▶ _WRITTEN REQUEST_:
Begin the copy with the line that contains "Emit a web page" and end it with the line that contains "const chart = echarts.init(document.getElementById('chart'));". Print these lines exactly and omit all pictures.

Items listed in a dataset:

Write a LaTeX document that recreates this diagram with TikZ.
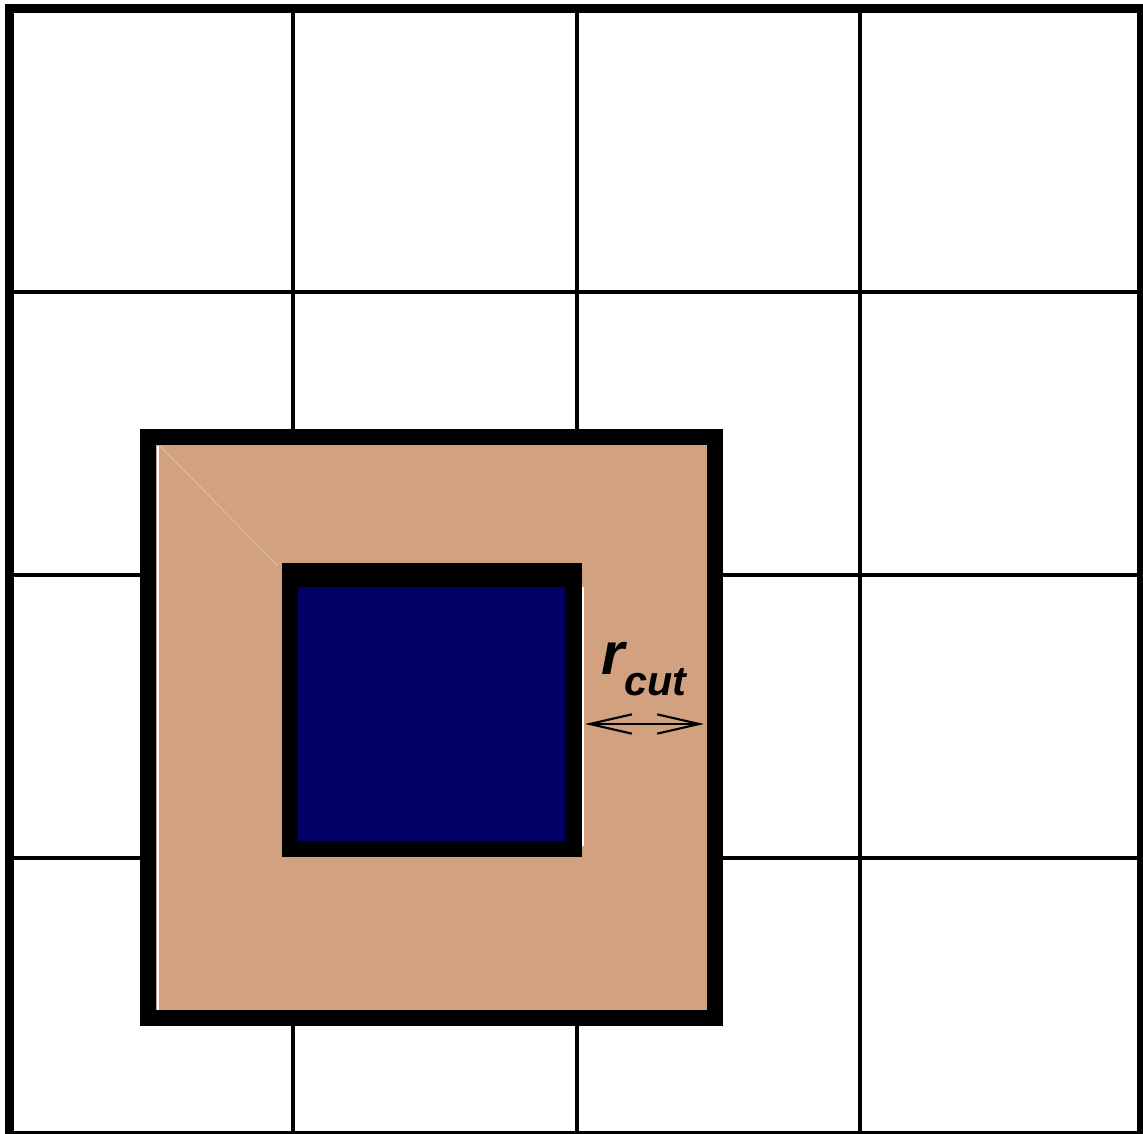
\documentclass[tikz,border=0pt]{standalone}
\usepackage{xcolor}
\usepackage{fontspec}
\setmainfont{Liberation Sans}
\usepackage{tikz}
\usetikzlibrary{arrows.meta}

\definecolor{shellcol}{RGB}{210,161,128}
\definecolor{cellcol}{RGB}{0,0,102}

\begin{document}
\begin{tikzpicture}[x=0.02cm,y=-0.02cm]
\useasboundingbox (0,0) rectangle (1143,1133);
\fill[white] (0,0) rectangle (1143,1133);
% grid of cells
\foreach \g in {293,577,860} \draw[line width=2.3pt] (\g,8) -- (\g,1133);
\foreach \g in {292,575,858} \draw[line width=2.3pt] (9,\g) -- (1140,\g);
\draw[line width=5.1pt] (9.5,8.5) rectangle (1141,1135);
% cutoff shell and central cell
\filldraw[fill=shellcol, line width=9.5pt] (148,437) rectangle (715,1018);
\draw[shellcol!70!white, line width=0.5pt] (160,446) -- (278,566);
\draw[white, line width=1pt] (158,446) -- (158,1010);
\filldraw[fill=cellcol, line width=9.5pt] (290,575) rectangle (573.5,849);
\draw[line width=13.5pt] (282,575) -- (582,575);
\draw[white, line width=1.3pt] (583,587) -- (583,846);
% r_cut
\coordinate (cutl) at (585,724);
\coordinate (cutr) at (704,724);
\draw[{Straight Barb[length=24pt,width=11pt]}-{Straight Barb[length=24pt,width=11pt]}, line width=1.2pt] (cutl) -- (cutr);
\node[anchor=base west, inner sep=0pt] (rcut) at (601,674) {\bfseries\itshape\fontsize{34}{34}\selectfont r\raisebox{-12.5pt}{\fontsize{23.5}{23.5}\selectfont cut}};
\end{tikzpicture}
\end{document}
* * *
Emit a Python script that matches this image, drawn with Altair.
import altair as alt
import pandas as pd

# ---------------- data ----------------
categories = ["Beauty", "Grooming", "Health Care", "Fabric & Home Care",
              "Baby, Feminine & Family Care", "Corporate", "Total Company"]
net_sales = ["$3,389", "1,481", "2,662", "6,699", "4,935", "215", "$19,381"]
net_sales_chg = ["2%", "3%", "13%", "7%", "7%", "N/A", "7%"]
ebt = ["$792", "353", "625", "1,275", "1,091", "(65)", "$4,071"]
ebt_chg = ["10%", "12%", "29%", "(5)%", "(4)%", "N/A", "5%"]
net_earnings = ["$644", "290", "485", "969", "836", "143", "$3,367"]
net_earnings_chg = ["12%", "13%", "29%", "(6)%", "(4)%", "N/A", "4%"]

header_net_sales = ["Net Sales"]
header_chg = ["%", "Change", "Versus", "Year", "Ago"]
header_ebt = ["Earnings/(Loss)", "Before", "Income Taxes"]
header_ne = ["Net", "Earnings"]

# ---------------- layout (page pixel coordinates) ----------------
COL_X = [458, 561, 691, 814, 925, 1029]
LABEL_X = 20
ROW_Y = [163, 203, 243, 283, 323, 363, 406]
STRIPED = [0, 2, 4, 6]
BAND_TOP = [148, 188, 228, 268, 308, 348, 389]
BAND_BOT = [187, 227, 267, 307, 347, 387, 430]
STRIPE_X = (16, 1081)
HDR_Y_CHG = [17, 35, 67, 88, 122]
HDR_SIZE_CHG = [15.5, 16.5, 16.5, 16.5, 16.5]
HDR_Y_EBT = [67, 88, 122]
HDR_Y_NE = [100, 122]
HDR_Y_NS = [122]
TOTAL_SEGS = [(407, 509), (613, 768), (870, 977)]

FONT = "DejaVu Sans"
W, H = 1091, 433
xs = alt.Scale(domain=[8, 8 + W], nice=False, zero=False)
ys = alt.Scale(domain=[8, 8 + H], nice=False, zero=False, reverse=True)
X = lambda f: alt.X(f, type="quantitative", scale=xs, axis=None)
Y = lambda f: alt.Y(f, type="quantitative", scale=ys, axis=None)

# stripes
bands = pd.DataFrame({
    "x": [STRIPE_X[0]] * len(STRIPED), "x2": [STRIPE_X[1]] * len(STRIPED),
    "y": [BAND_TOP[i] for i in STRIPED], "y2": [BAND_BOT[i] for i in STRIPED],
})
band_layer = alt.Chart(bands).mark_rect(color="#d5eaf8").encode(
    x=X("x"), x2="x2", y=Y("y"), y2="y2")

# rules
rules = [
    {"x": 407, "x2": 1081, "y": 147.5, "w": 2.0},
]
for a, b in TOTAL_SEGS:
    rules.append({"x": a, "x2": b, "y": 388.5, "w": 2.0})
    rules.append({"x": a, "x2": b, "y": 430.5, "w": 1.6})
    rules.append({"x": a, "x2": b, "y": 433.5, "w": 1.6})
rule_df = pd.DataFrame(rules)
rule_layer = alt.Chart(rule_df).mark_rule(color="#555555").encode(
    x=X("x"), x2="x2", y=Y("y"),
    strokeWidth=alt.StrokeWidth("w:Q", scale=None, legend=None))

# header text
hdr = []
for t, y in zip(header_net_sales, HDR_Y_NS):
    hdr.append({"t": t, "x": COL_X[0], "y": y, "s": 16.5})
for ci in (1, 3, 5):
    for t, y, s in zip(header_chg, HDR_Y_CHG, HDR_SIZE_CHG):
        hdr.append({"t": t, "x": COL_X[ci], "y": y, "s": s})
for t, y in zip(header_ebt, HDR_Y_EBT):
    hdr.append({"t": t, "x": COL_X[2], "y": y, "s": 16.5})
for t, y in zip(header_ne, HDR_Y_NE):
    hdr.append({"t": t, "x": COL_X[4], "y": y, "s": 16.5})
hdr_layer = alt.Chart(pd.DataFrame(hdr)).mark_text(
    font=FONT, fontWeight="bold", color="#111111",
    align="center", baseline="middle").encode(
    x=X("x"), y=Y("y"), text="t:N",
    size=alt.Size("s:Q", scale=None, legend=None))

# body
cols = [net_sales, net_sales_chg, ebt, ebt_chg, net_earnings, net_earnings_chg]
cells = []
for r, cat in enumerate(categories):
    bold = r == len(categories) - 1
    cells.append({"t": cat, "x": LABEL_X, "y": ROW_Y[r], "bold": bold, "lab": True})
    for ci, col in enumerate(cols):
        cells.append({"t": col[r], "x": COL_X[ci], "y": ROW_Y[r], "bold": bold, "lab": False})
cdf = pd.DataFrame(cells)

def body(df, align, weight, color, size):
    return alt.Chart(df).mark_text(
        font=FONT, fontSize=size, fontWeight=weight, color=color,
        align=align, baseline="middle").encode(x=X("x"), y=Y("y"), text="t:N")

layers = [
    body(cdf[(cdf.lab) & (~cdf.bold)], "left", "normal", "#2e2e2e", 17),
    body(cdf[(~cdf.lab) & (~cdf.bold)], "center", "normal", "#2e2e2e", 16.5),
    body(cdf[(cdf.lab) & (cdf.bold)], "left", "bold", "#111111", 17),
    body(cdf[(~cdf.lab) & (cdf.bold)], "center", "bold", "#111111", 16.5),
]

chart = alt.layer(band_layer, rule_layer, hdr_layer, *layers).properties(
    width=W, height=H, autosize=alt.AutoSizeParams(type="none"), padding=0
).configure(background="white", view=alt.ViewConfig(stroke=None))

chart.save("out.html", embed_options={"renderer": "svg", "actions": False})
--
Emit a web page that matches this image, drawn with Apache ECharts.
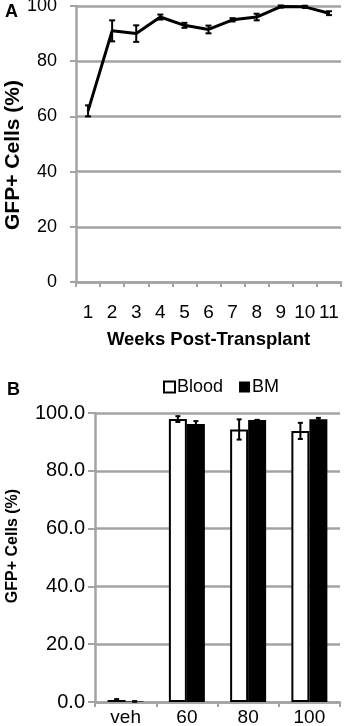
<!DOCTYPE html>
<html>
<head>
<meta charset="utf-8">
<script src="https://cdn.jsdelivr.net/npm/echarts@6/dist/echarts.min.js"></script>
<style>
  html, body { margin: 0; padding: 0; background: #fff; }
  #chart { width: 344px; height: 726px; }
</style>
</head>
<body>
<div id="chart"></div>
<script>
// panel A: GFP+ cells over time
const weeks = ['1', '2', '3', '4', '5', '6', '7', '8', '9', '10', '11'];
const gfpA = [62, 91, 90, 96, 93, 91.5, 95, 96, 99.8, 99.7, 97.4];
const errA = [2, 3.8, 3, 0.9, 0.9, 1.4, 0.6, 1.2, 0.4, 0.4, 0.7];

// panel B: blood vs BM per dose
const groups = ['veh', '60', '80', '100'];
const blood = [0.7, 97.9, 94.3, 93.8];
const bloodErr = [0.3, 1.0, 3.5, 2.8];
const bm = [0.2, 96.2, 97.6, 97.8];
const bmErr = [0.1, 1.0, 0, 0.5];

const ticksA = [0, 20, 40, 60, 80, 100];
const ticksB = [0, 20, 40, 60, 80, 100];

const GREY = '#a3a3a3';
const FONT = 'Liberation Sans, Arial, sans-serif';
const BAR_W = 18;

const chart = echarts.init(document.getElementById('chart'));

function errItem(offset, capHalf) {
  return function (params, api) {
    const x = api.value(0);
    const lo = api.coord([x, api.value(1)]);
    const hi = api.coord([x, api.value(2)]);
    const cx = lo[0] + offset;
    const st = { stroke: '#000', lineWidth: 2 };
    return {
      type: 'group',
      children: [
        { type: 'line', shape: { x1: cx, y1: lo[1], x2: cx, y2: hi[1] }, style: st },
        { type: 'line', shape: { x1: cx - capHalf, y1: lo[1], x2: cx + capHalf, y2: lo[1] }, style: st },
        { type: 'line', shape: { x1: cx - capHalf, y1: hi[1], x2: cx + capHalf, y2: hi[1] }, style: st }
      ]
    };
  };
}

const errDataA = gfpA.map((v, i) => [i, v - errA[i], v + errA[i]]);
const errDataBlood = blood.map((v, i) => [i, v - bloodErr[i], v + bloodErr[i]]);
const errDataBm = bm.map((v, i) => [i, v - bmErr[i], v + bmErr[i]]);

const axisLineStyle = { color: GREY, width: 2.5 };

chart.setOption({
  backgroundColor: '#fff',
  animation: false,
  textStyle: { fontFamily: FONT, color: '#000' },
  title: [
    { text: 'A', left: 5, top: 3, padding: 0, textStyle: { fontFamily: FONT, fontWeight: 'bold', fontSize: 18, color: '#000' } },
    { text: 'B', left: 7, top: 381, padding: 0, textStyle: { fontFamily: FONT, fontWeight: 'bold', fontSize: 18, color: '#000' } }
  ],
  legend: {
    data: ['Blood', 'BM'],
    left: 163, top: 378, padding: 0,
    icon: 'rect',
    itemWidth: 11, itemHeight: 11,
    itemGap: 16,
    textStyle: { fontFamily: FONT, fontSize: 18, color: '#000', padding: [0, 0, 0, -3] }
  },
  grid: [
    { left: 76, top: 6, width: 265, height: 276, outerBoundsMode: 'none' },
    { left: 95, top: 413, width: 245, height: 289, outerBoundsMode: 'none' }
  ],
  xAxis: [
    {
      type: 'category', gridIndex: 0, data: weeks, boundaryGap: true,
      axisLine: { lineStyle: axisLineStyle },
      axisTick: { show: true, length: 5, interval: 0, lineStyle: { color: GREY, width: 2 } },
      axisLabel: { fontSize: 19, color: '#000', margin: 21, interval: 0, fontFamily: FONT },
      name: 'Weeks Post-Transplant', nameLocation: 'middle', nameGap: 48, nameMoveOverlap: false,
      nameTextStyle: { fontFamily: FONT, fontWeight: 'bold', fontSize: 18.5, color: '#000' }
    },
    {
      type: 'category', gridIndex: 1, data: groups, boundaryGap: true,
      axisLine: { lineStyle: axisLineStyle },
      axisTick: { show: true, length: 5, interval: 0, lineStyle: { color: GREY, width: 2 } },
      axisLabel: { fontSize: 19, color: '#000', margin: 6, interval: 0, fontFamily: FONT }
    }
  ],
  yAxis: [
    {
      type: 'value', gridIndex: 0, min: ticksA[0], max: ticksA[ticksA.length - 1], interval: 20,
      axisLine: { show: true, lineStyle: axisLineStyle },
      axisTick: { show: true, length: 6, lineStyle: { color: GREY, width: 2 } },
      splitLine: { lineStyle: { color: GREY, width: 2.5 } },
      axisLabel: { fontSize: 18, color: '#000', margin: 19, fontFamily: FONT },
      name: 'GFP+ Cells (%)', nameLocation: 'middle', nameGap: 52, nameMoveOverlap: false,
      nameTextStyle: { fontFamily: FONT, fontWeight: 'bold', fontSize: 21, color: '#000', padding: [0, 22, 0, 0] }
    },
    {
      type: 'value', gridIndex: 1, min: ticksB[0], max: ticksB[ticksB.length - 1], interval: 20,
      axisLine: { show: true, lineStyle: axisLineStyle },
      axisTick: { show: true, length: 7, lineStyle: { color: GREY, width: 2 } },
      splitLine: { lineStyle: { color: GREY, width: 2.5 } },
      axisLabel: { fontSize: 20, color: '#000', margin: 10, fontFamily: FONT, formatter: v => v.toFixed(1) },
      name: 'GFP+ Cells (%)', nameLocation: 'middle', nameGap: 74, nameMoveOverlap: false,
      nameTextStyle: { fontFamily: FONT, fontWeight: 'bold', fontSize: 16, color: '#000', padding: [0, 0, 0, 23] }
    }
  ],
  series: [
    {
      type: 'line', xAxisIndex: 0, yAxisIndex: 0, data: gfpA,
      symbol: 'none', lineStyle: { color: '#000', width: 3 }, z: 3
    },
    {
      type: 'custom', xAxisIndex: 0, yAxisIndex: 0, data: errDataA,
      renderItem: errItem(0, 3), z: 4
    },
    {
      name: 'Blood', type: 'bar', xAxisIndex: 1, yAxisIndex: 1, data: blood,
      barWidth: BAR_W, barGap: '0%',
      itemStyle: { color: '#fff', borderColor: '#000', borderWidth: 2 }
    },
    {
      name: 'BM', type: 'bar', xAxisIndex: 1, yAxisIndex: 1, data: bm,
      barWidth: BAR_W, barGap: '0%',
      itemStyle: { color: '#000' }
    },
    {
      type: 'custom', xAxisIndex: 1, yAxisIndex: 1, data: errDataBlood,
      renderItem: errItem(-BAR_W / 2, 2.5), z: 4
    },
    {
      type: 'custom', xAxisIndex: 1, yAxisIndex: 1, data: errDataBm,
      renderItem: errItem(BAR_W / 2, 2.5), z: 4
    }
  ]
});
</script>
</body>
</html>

▶ _THE SOLUTION_:
Emit a web page that matches this image, drawn with Apache ECharts.
<!DOCTYPE html>
<html>
<head>
<meta charset="utf-8">
<script src="https://cdn.jsdelivr.net/npm/echarts@6/dist/echarts.min.js"></script>
<style>
  html, body { margin: 0; padding: 0; background: #fff; }
  #chart { width: 344px; height: 726px; }
</style>
</head>
<body>
<div id="chart"></div>
<script>
// panel A: GFP+ cells over time
const weeks = ['1', '2', '3', '4', '5', '6', '7', '8', '9', '10', '11'];
const gfpA = [62, 91, 90, 96, 93, 91.5, 95, 96, 99.8, 99.7, 97.4];
const errA = [2, 3.8, 3, 0.9, 0.9, 1.4, 0.6, 1.2, 0.4, 0.4, 0.7];

// panel B: blood vs BM per dose
const groups = ['veh', '60', '80', '100'];
const blood = [0.7, 97.9, 94.3, 93.8];
const bloodErr = [0.3, 1.0, 3.5, 2.8];
const bm = [0.2, 96.2, 97.6, 97.8];
const bmErr = [0.1, 1.0, 0, 0.5];

const ticksA = [0, 20, 40, 60, 80, 100];
const ticksB = [0, 20, 40, 60, 80, 100];

const GREY = '#a3a3a3';
const FONT = 'Liberation Sans, Arial, sans-serif';
const BAR_W = 18;

const chart = echarts.init(document.getElementById('chart'));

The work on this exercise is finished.